Physics professors Dastgeer Shaikh and Gary Zank of the university’s Center for Space Plasma and Aeronomic Research and Department of Physics said the model explains how density of the interplanetary particles varies in time and space. Remarkably, the distribution of scale sizes of the density fluctuations is observed to satisfy a universal law called the Kolmogorov-spectrum.
The researchers noted that interplanetary space surrounding Earth is filled up by randomly moving charged and uncharged particles. These particles originate essentially from stars like our Sun or other nearby stars and are accelerated through interplanetary space. These are real “micro-probes” that tell us about distance, composition and many important aspects of the distant cosmological objects such as neighboring stars, galaxies and massive astrophysical clouds.

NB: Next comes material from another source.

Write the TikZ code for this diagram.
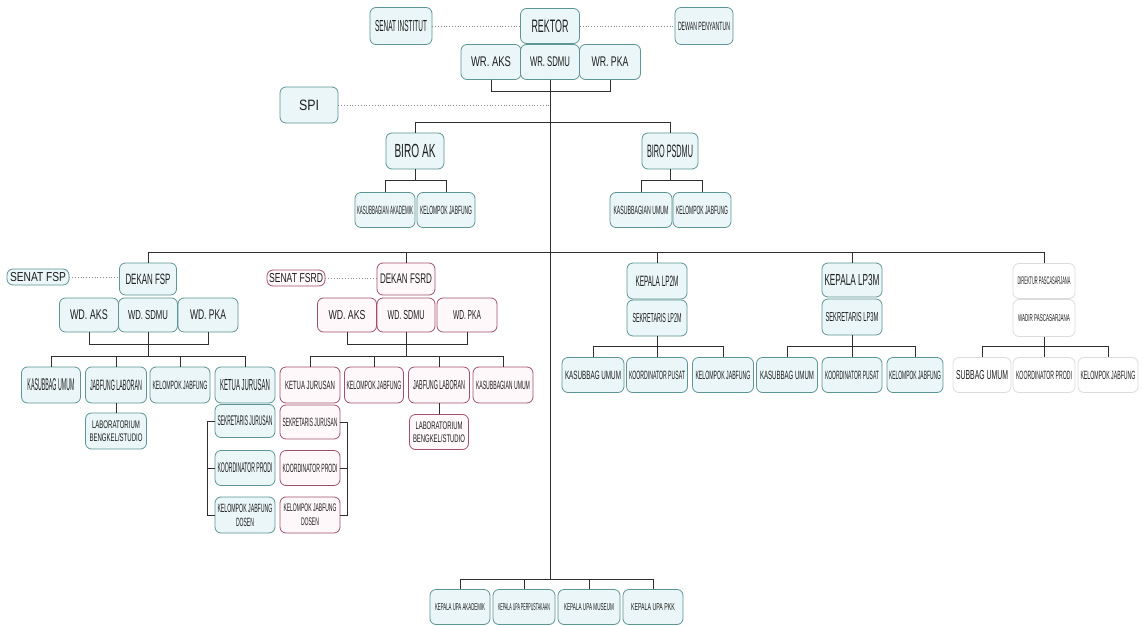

“From the behavior of these particles in space, it is possible to know the extent of the physical universe,” they explained. “We provide a simpler explanation of why should particle density follow a Kolmogorov-spectrum. The interplanetary space is like water or air surrounding us. The charged particles are tied to the mass-less rope of magnetic field lines and move around in water in a random manner. Something similar to “cream in a cup of coffee” or particles of ‘baby talcum powder’ spread on the surface of stirred water that convects the particles of powder along with the water flow. We find that these particles follow a Kolmogorov-spectrum. We are trying to understand their motion statistically.”
NASA's Voyager 2 spacecraft, cruising in the outer space for nearly 30 years, has tracked down the interplanetary particle density from our Sun to a distance up to 100 times the distance between the Sun and Earth. That is 93.7 million miles multiplied by 100. “It was found that the particle density varies with distance by a Kolmogorov-spectrum. But one of the major hurdles in understanding this spectrum is interplanetary turbulence that makes the particle's trajectory random in space and time,” the scientists said.
The original theoretical effort behind this model was laid down in early 1990s by Dr. Zank, who had put forward "a truly amazing hypothesis" that related the density to velocity of these turbulent particles, according to Dr. Shaikh. “It took us nearly 20 years to computationally realize the truth behind Zank's model. We run our higher resolution computational model on San Diego supercomputer (256 processors) to arrive at this conclusion. Our model is also consistent with Voyager's observations.”
Drs. Zank and Shaikh said it’s important to know correct statistical behavior of the interplanetary particle density. “Some of the techniques (like angular broadening) are based on density variations to measure the distance of stellar objects from Earth. Precise measurement of density field is critical to determine exact location, age, and composition of the stellar bodies,” they said.
Their research will appear in the November issue of the Royal Astronomical Society's journal.